Этот Григорьев впоследствии был - актер Брянский.
По выходе Григорьева стали толковать о новом приобретении для русской сцены, и князь Шаховской по обыкновению не в состоянии был удержаться от своих фанатических восторгов: "Да, это сущий клад, сокровище! Вот увидите, что из него выйдет". - "А выйдет то, что бог даст, - сказал хладнокровный Крылов, - только с этим талантом надобно поступать осторожно; мне кажется, первые два-три года не должно бы давать ему ролей слишком страстных: немудрено привить фальшивую дикцию и приучить к неумеренным и неуместным возгласам по обязанности. Этот поддельный огонь спалил не одного молодца на сцене. Малой читает мастерски, слова нижет как жемчуг, да надобно подождать, чтоб он их прочувствовал. Заставь-ка его выучить роль Тита или Тезея 7 и пусть его себе разглагольствует, пока не созреет для ролей страстных; Полиника сыграет он я теперь лучше Щеникова, но рано и опасно вверять ему такие роли" <...>
В конце августа Григорьев, получив увольнение от службы, поступил на театр и, приняв фамилию Брянского, дебютировал в сентябре (на театре, бывшем в доме Кушелева, где теперь Главный Штаб) 8 в роли Лаперуза. Эта драматическая роль дана была ему с намерением, чтоб удержать его от излишней горячности, которая всегда почти увлекает молодых артистов и заставляет их невольно выходить из пределов благоразумия. Брянский выполнил роль хорошо и имел успех. После того он играл во многих пьесах, большею частью комедиях, и, разумеется, как прежде предположено было, Видостана в "Русалке" и Солимана в "Трех султаншах", которых богатые костюмы так приличествовали его красивому стану и пригожему лицу. Он начинал привыкать к сцене, ознакомился с ее условиями, стал развязнее, почти овладел интонациею своего голоса, узнал публику и через четыре месяца, то есть 6 января 1812 г., явился в роли Шекспира в комедии "Влюблеппый Шекспир", в которой Яковлев был превосходен. Эта роль, хотя и комическая, но написана Дювалем для актеров трагических и собственно для Тальмы.

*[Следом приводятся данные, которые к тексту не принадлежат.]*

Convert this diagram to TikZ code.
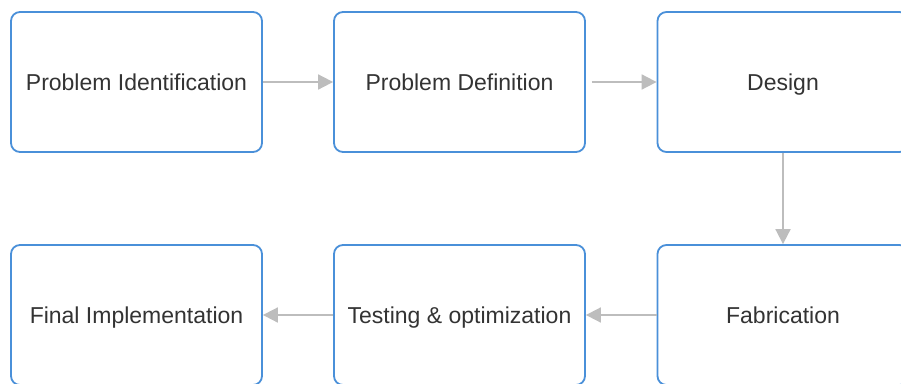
\documentclass[tikz,border=0pt]{standalone}
\usepackage{fontspec}
\setmainfont{Liberation Sans}
\usetikzlibrary{arrows.meta}
\definecolor{boxblue}{HTML}{4A90D9}
\definecolor{arrgray}{HTML}{BDBDBD}
\definecolor{txt}{HTML}{333333}
\begin{document}
\begin{tikzpicture}[x=1pt,y=-1pt,
  stepbox/.style={draw=boxblue, line width=1.8pt, rounded corners=9pt, fill=white,
    minimum width=251pt, minimum height=140pt, inner sep=0pt,
    text height=17pt, text depth=0pt,
    font=\fontsize{23}{27}\selectfont, text=txt},
  flow/.style={draw=arrgray, line width=1.8pt, -{Triangle[length=15pt,width=15pt]}}]
\useasboundingbox (0,0) rectangle (901,383);
\clip (0,0) rectangle (901,383);
\fill[white] (0,0) rectangle (901,383);
\node[stepbox] (pi) at (136.5,82) {Problem Identification};
\node[stepbox] (pd) at (459.5,82) {Problem Definition};
\node[stepbox] (ds) at (783,82) {Design};
\node[stepbox] (fi) at (136.5,315) {Final Implementation};
\node[stepbox] (to) at (459.5,315) {Testing \& optimization};
\node[stepbox] (fb) at (783,315) {Fabrication};
\draw[flow] (pi) -- (pd);
\draw[flow, shorten <=6pt] (pd) -- (ds);
\draw[flow] (ds) -- (fb);
\draw[flow] (fb) -- (to);
\draw[flow] (to) -- (fi);
\end{tikzpicture}
\end{document}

Брянский, несмотря на сравнение с великим нашим актером, которое его ожидало, имел отличный успех. Я помню, что он прекрасно играл ту сцену с Кларансою, в которой, проходя с нею роль, он делается недоволен ее бесстрастным выражением любви и ревности и начинает вразумлять ее, что значат страсти, любовь и ревность и как должно изображать их: "Ревность - адское чувство, гнетущее здесь, то есть сердце..." Игра в этой сцене Брянского нравилась и самому Яковлеву, который был чужд зависти, принимал радушное участие в успехах молодых талантов и готов был уступать им роли, если они находили их по своим силам. Исполнив роль Шекспира, Брянский занял решительно почетнейшее место на русской сцене после Яковлева. Предсказания князя Шаховского начинали сбываться; однако ж он на этот раз последовал совету Крылова и заставлял Брянского большею частью играть в драмах, комедиях, а иногда и в водевилях <...>
Брянский был чтец по преимуществу, чтец, каких я мало встречал в жизни, и в этом отношении он чрезвычайно был полезен сочинителям и переводчикам трагедий, которые поверяли ему свои произведения: ни одно слово, ни одно выражение не пропадали даром; по замечанию Крылова, он низал их бисером и умел выказать все красоты и достоинства стихов.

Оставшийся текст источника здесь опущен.